Q. What is the typical deployment size? How large a deployment have you seen?
We have seen deployments of Omniverse as small as a single user two users collaborating together to hundreds of users all over the world. For example, some of the following use cases have been deployed on the servers listed below.
|Scene||Interior design||Engineering||3D Animation|
|Dimension||800mm x 440mm x 88.9mm (2U)||800mm x 440mm x 88.9mm (2U)||800 x 440 x 175.6mm (4U)|
|CPU||AMD EPYC 7453 (28C)||Intel 6348*2pcs (56C)||AMD EPYC 7663*2pcs (108C)|
|Memory||DDR4 3200 32G*8||DDR4 3200 32G*16||DDR4 3200 64G*32|
|GPU||NVIDIA A5000 GPU*2pcs||NVIDIA A6000*4pcs||NVIDIA A40 GPU*8pcs|
|SSD||NVMe 3.84T*2pcs||NVMe 7.68T*4pcs||NVMe 7.68T*2pcs|
|VDI QTY||5 ~ 8||8 ~ 12||12 ~ 16|
Q. What are some common deployment issues to look out for?
Some areas of concern when it comes to deployment are:
- GPU selection – what is chosen, may not be powerful enough for the workflows required,
- CPU selection - not enough cores for the required user density per server and not enough clock speed for the applications being run,
- System memory size - not enough to ensure each user has enough onboard resources, and
- Nucleus Server placement - too far from the client systems, local or in a data centre, to ensure the best latency experience.
Q. Can Omniverse deployments be considered a niche solution? Would an HPC cluster better lend itself to an Omniverse deployment?

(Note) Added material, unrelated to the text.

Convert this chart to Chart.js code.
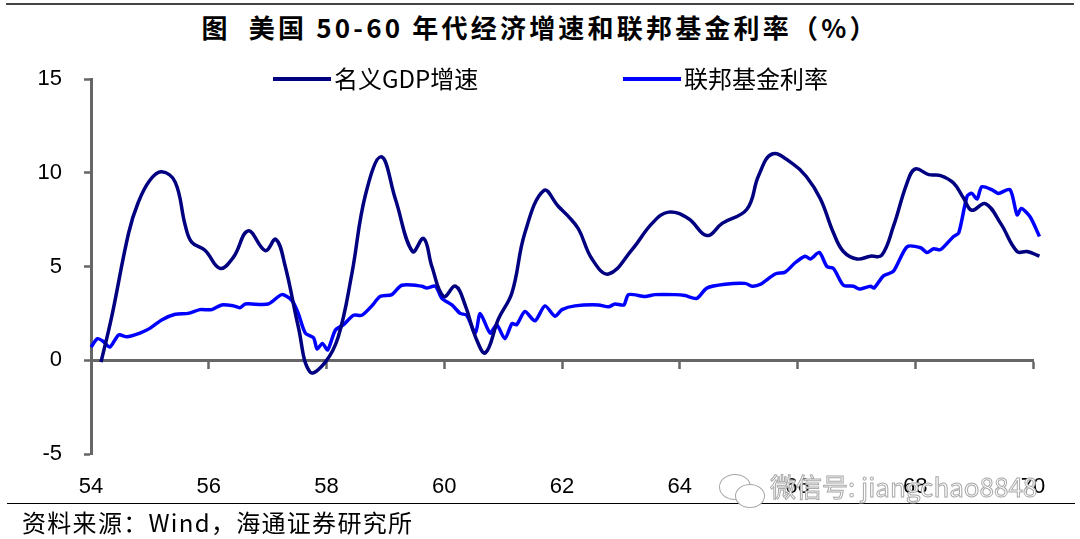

No, Omniverse is not a niche solution. The user scenario case can be very wide. As with the previous question on the typical deployment size, it can range up to hundreds of users. HPC clusters consist of 2 types of GPUS, the A100s for AI and computing and A40’s for Visualisation and computing such as ASUS ESC8000A server. If the cluster has the A40s they can be used for Omniverse deployments.